As corroborative of their contention — that it was never an option but always an agency to Henkel — the plaintiffs advert to the effort to charge them a commission, to the discussion of the elimination of the lot of ground from the transaction, and to their request that Bigelow defer the purchase until after January 1, 1947, none of which, they argue, was consistent with a sale to Henkel on a previously fixed basis. Henkel's omission to advise them, on his calls from New York, of the whole of the agreement with Bigelow and Henkel's refusal afterwards to discuss the matter with Reuning and his attorney are referred to by the plaintiffs as indicia of fraud. In addition, they mention the social friendship between Henkel and themselves, and liken the status between them of sole stockholders to the relation of partners, to establish the fiduciary position they charge to Henkel in the purchase of the stock.
The immediate answer to this argument is that the trier of the facts considered all of these circumstances, but he found them insufficient to outweigh other evidentiary facts that pointed to an arm's length sale inter pares. Not "clearly erroneous", the finding must stand. Rule 52(a) supra.
The trial judge's conclusion is also trestled by the fact of the plaintiff's failure to question the transaction until nearly a year after its occurrence. This lapse is excused by Reuning on the ground that not until December, 1947 did he learn that his stock had been sold to Henkel and that Henkel had liquidated Terminal. But we think the evidence shows that the Reunings became apprised of these facts certainly by February, 1947.
From the time of Reuning's sale of his stock until the consummated transfer to Bigelow in February, 1947, Henkel was in notorious possession of the land and buildings of Terminal.

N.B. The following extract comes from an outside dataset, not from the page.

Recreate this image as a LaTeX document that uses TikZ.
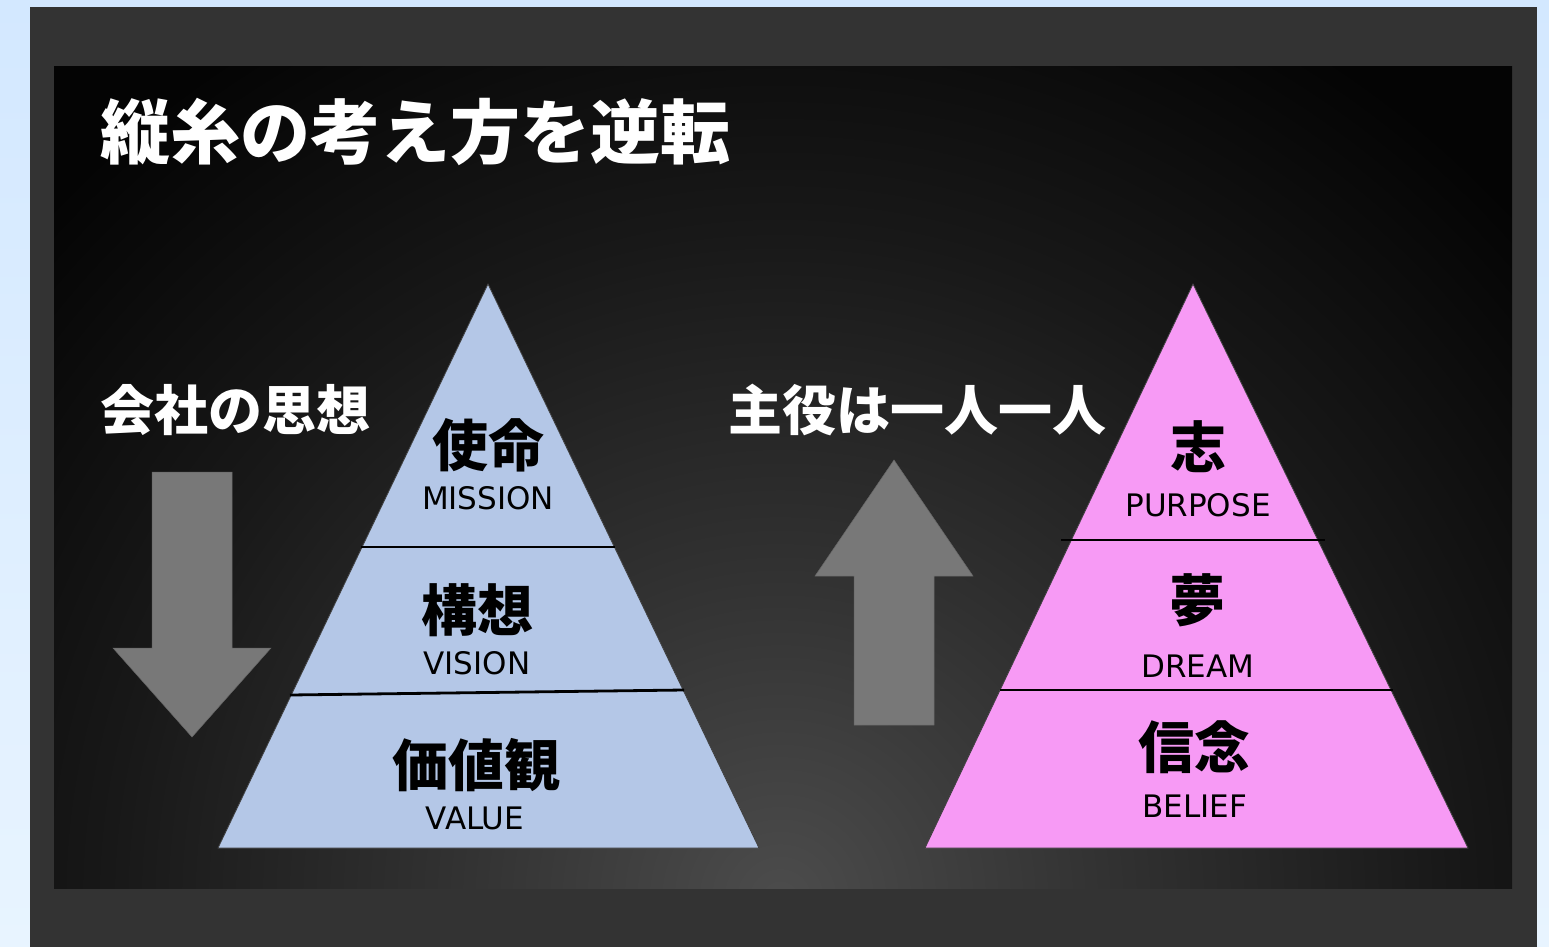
\documentclass[tikz,border=0pt]{standalone}
\usepackage{fontspec}
\newfontfamily\jp{Noto Sans CJK JP}
\newfontfamily\lat{DejaVu Sans}
\definecolor{bgtop}{HTML}{D3E8FF}
\definecolor{bgbot}{HTML}{E8F4FF}
\definecolor{frame}{HTML}{333333}
\definecolor{g0}{HTML}{4C4C4C}
\definecolor{g1}{HTML}{313131}
\definecolor{g2}{HTML}{181818}
\definecolor{g3}{HTML}{040404}
\definecolor{pyrblue}{HTML}{B4C7E7}
\definecolor{pyrpink}{HTML}{F79AF5}
\definecolor{arrowgray}{HTML}{787878}
\pgfdeclareradialshading{glow}{\pgfpoint{0bp}{0bp}}{color(0bp)=(g0); color(7bp)=(g1); color(14bp)=(g2); color(21bp)=(g3); color(50bp)=(g3)}
\tikzset{
  kanji/.style={font=\jp\bfseries\fontsize{56}{60}\selectfont, text=black, inner sep=0pt},
  eng/.style={font=\lat\fontsize{31}{34}\selectfont, text=black, inner sep=0pt},
  heading/.style={font=\jp\bfseries\fontsize{54}{60}\selectfont, text=white, inner sep=0pt, anchor=west},
  titletext/.style={font=\jp\bfseries\fontsize{70}{76}\selectfont, text=white, inner sep=0pt, anchor=west},
  pyr/.style={draw=black!75, line width=0.8pt, line join=miter},
  divider/.style={draw=black, line width=2.8pt},
  bigarrow/.style={fill=arrowgray, draw=black!60, line width=0.5pt}
}
\begin{document}
\begin{tikzpicture}[x=1pt,y=-1pt]
\useasboundingbox (0,0) rectangle (1549,947);
% background
\shade[top color=bgtop, bottom color=bgbot] (0,0) rectangle (1549,947);
\fill[frame] (30,7) rectangle (1537,947);
\begin{scope}
  \clip (54,67) rectangle (1512,888);
  \fill[g3] (54,67) rectangle (1512,888);
  \shade[shading=glow] (780,900) circle[radius=1200pt];
\end{scope}
% title
\node[titletext] (title) at (100,132) {縦糸の考え方を逆転};
% left
\node[heading] (lefthead) at (100,410) {会社の思想};
\fill[bigarrow] (152,472) -- (232,472) -- (232,648) -- (271,648) -- (192,737) -- (113,648) -- (152,648) -- cycle;
\fill[pyrblue] (488,284) -- (759,848) -- (218,848) -- cycle;
\draw[pyr] (488,284) -- (759,848) -- (218,848) -- cycle;
\draw[divider] (361,547) -- (615,547);
\draw[divider] (290,695) -- (684,690);
\node[kanji] (mission) at (488,445) {使命};
\node[eng] (missione) at (488,498) {MISSION};
\node[kanji] (vision) at (477,610) {構想};
\node[eng] (visione) at (477,663) {VISION};
\node[kanji] (value) at (476,765) {価値観};
\node[eng] (valuee) at (475,818) {VALUE};
% right
\node[heading] (righthead) at (728,410) {主役は一人一人};
\fill[bigarrow] (854,725) -- (934,725) -- (934,576) -- (973,576) -- (894,460) -- (815,576) -- (854,576) -- cycle;
\fill[pyrpink] (1193,284) -- (1468,848) -- (925,848) -- cycle;
\draw[pyr] (1193,284) -- (1468,848) -- (925,848) -- cycle;
\draw[divider] (1061,540) -- (1325,540);
\draw[divider] (1000,690) -- (1393,690);
\node[kanji] (purpose) at (1198,447) {志};
\node[eng] (purposee) at (1198,505) {PURPOSE};
\node[kanji] (dream) at (1197,600) {夢};
\node[eng] (dreame) at (1198,666) {DREAM};
\node[kanji] (belief) at (1194,747) {信念};
\node[eng] (beliefe) at (1195,806) {BELIEF};
\end{tikzpicture}
\end{document}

In this period he dissolved the corporation, took a deed for Terminal's real estate, collected the rents, notified the other tenants of his ownership of the property, and changed Terminal's insurance policies to his name as owner of the property. Indeed, one of these changes was made through Reuning's own insurance agency, pursuant to the direction of Henkel in January, 1947, and the agency advised its principal that Henkel was now the owner. Again, on February 4, 1947 Henkel himself cancelled this policy through Reuning's agency and the letter of cancellation described Henkel as successor to Terminal. For the return premium Reuning's agency drew its check payable to Henkel individually. Plaintiffs' forbearance to protest, for almost a year, warrants the inference that they had no valid complaint about the transaction.
We do not find it necessary to rule upon the defense of the statute of limitations, but rest our affirmance upon the failure of the appellants to show that the factual conclusion of the District Judge should not be accepted.